Ingredients for the cake
|120 gr unsalted butter|
|250 fine cristalsugar|
|50 gr cacaopowder|
|2 tsp vanilla extract|
|Red food pigment|
|250 ml buttermilk|
|300 gr flour|
|Pinch of salt|
|2 tsp baking soda|
|2 tsp lemonjuice|
|100 gr dark chocolate|
Ingredients for the frosting
|200 gr butter|
|300 gr cream cheese|
|1 tsp vanilla extract|
|200 gr powdered sugar|
|Grater of an orange|
- Beat the sugar and butter in a bowl to a smooth batter with a mixer. Add the eggs one at a time and mix at the highest setting for a few minutes until you get a smooth and light batter.
- Take the cacao powder, vanilla extract and the pigment and add it to the sugar/butter mixture and mix until it is smooth again.
- Add the salt, baking soda and flower in a bowl and stir this for a bit so everything is evenly distributed. Also take a measuring cup and put in the milk and lemon juice. Add these two mixtures alternately to the butter mixture and keep mixing in between till the batter is smooth again.
- Break the chocolate in pieces. This works best when you keep the chocolate in the wrap and smash on a table or other hard surface. Then open the wrap up and cut the small pieces to the size of your liking. Thereafter scoop the chocolate in the batter. Now the batter is ready.
- Take two cake forms, put some butter on the sides and put some baking paper on the bottom. Distribute the batter evenly in the two forms and put them in the oven for approximately 30 minutes at 170 degrees. The cakes are ready when you put a skewer in the cake and nothing sticks. Watch out that you do not open the oven too early otherwise the batter will collapse.
- Put the butter in a bowl and beat this to a light and smooth substance with the mixer. Add the cream cheese and vanilla extract and mix again till the mixture is light and smooth.

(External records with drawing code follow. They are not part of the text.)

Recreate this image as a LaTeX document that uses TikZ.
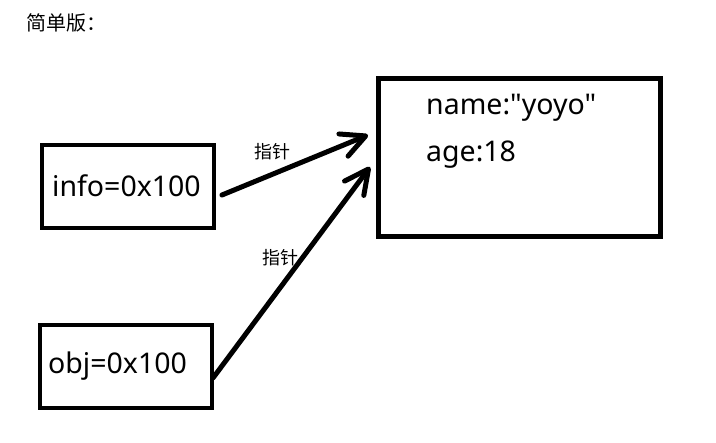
\documentclass[tikz,border=0pt]{standalone}
\usepackage{fontspec}
\setmainfont{Noto Sans}
\newfontfamily\valfont{Noto Sans}
\newfontfamily\cjk{Noto Sans CJK SC}
\usetikzlibrary{arrows.meta}
\begin{document}
\begin{tikzpicture}[x=1pt,y=-1pt,
  box/.style={draw=black,line width=4.5pt,rectangle,inner sep=0pt},
  val/.style={font=\valfont\fontsize{28.5}{31}\selectfont,inner sep=0pt},
  lbl/.style={font=\cjk\fontsize{18}{20}\selectfont,inner sep=0pt},
  ptr/.style={line width=5pt,line cap=round,-{Straight Barb[round,length=24pt,width=24pt]}}]
\useasboundingbox (0,0) rectangle (716,443);
\node[lbl,font=\cjk\fontsize{20}{22}\selectfont,anchor=west] (title) at (26,23) {简单版：};
\node[box,minimum width=172,minimum height=83] (info) at (128,186.5) {};
\node[val,anchor=west] (infot) at (52,186) {info=0x100};
\node[box,minimum width=172,minimum height=83] (obj) at (126,366.5) {};
\node[val,anchor=west] (objt) at (48,366) {obj=0x100};
\node[box,minimum width=282,minimum height=158] (heap) at (519.5,157.5) {};
\node[val,anchor=west] (name) at (426,108) {name:"yoyo"};
\node[val,anchor=west] (age) at (426,155) {age:18};
\coordinate (s1) at (222,195);
\coordinate (t1) at (368,135);
\coordinate (s2) at (213,378);
\coordinate (t2) at (370,167);
\draw[ptr] (s1) -- (t1);
\draw[ptr] (s2) -- (t2);
\node[lbl] (l1) at (272,152) {指针};
\node[lbl] (l2) at (280,258) {指针};
\end{tikzpicture}
\end{document}
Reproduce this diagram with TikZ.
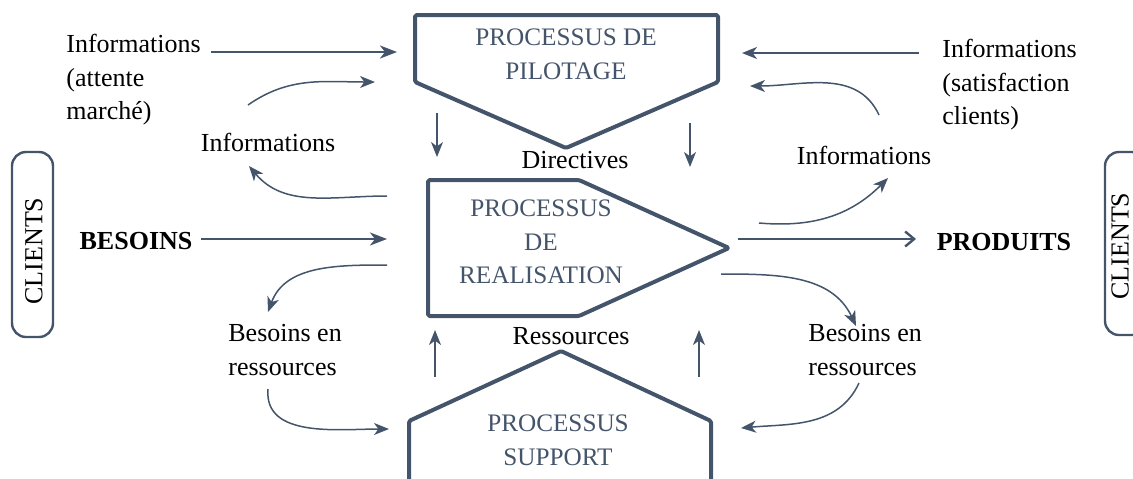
\documentclass[tikz,border=0pt]{standalone}
\usepackage{fontspec}
\setmainfont{Liberation Serif}
\usetikzlibrary{arrows.meta}
\definecolor{slate}{HTML}{44546A}
\begin{document}
\begin{tikzpicture}[x=0.5pt,y=-0.5pt,
  lbl/.style={inner sep=0pt, font=\fontsize{13}{16.8}\selectfont, align=left},
  proc/.style={draw=slate, line width=2pt, line join=round, rounded corners=0.8pt},
  proctext/.style={inner sep=0pt, text=slate, font=\fontsize{12.6}{16.8}\selectfont, align=center},
  clientbox/.style={draw=slate, line width=1.2pt, rounded corners=7pt},
  flow/.style={draw=slate, line width=1.2pt, -{Stealth[length=8.5pt,width=6.5pt,inset=2.5pt]}},
  thinflow/.style={draw=slate, line width=0.75pt, -{Stealth[length=7.5pt,width=6pt,inset=2.2pt]}},
  outflow/.style={draw=slate, line width=1.2pt, -{Straight Barb[length=4.5pt,width=7.5pt]}}
]
\clip (0,0) rectangle (1133,478);

% process shapes
\draw[proc] (415,15) -- (718,15) -- (718,82) -- (566,148) -- (415,82) -- cycle;
\draw[proc] (428,180) -- (579,180) -- (729,248) -- (579,316) -- (428,316) -- cycle;
\draw[proc] (409,490) -- (409,421) -- (561,351) -- (711,421) -- (711,490);

\node[proctext] (pilot) at (566,54) {PROCESSUS DE\\PILOTAGE};
\node[proctext] (real) at (541,242) {PROCESSUS\\DE\\REALISATION};
\node[proctext] (supp) at (558,440) {PROCESSUS\\SUPPORT};

% clients on both sides
\draw[clientbox] (12,152) rectangle (53,337);
\node[lbl, rotate=90] (cliL) at (34,251) {CLIENTS};
\draw[clientbox] (1105,152) rectangle (1146,335);
\node[lbl, rotate=90] (cliR) at (1120,246) {CLIENTS};

% labels
\node[lbl, anchor=west] (infoL) at (66,80) {Informations\\(attente\\marché)};
\node[lbl, anchor=west] (infoR) at (942,85) {Informations\\(satisfaction\\clients)};
\node[lbl] (infoML) at (268,142) {Informations};
\node[lbl] (infoMR) at (864,155) {Informations};
\node[lbl] (dir) at (575,160) {Directives};
\node[lbl] (res) at (571,336) {Ressources};
\node[lbl, anchor=west] (besL) at (228,350) {Besoins en\\ressources};
\node[lbl, anchor=west] (besR) at (808,350) {Besoins en\\ressources};
\node[lbl, font=\fontsize{13}{16.8}\selectfont\bfseries] (besoins) at (136,241) {BESOINS};
\node[lbl, font=\fontsize{13}{16.8}\selectfont\bfseries] (produits) at (1004,242) {PRODUITS};

% connector end points
\coordinate (a1) at (211,52);  \coordinate (a2) at (397,52);
\coordinate (b1) at (248,105); \coordinate (b2) at (375,82);
\coordinate (c1) at (387,196); \coordinate (c2) at (249,166);
\coordinate (d1) at (201,239); \coordinate (d2) at (387,239);
\coordinate (e1) at (387,265); \coordinate (e2) at (268,312);
\coordinate (f1) at (437,113); \coordinate (f2) at (437,157);
\coordinate (g1) at (690,123); \coordinate (g2) at (690,167);
\coordinate (h1) at (435,377); \coordinate (h2) at (435,330);
\coordinate (i1) at (699,377); \coordinate (i2) at (699,330);
\coordinate (j1) at (268,389); \coordinate (j2) at (389,429);
\coordinate (k1) at (919,53);  \coordinate (k2) at (742,53);
\coordinate (l1) at (879,115); \coordinate (l2) at (750,86);
\coordinate (m1) at (759,223); \coordinate (m2) at (888,178);
\coordinate (n1) at (738,239); \coordinate (n2) at (916,239);
\coordinate (o1) at (721,274); \coordinate (o2) at (856,326);
\coordinate (p1) at (859,383); \coordinate (p2) at (741,428);

% straight flows
\draw[flow] (a1) -- (a2);
\draw[flow] (d1) -- (d2);
\draw[thinflow] (k1) -- (k2);
\draw[outflow] (n1) -- (n2);
\draw[thinflow] (f1) -- (f2);
\draw[thinflow] (g1) -- (g2);
\draw[thinflow] (h1) -- (h2);
\draw[thinflow] (i1) -- (i2);

% curved flows
\draw[thinflow] (b1) to[out=35,in=180] (b2);
\draw[thinflow] (c1) to[out=180,in=-50] (c2);
\draw[thinflow] (e1) to[out=180,in=70] (e2);
\draw[thinflow] (j1) to[out=-95,in=180] (j2);
\draw[thinflow] (l1) to[out=115,in=0] (l2);
\draw[thinflow] (m1) to[out=-5,in=-135] (m2);
\draw[thinflow] (o1) to[out=0,in=115] (o2);
\draw[thinflow] (p1) to[out=-115,in=5] (p2);
\end{tikzpicture}
\end{document}
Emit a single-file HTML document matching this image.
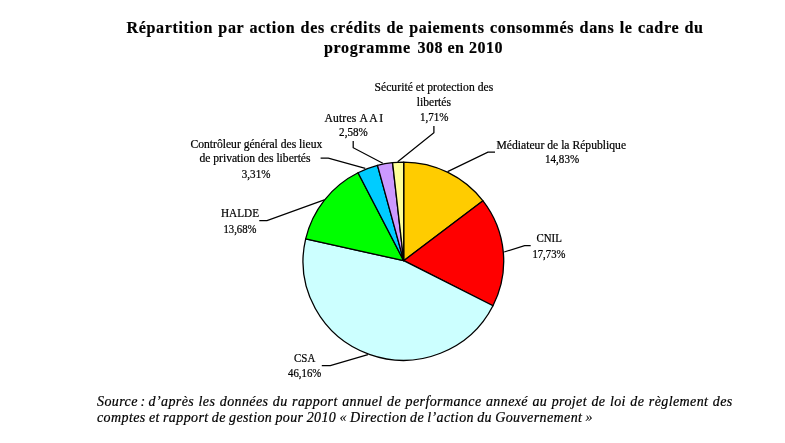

- Take an orange and clean it well. Grate some of the peel.
- Add the powdered sugar and orange grater to the mixture. Mix this on the lowest setting through the mixture. For an even lighter and creamier frosting, mix some more at the highest setting for a few minutes.
Finishing the cake
The cake and frosting are ready now. Take the two cakes and cut of the messy sides so you end up with a smooth edged cake. Then cut the cakes in half so you end up with four slices of cake. Do not throw away the cake you cut off at the messy sides, you still need this.
Start with a slice of cake and spread some frosting on the slice. Then put another slice of cake on top. Repeat this process until all of the cake is used. Then finish the cake with putting frosting on the entire outside. Crumble the leftover cake on top and your red velvet cake is ready!
Bon appetit and enjoy your red velvet cake!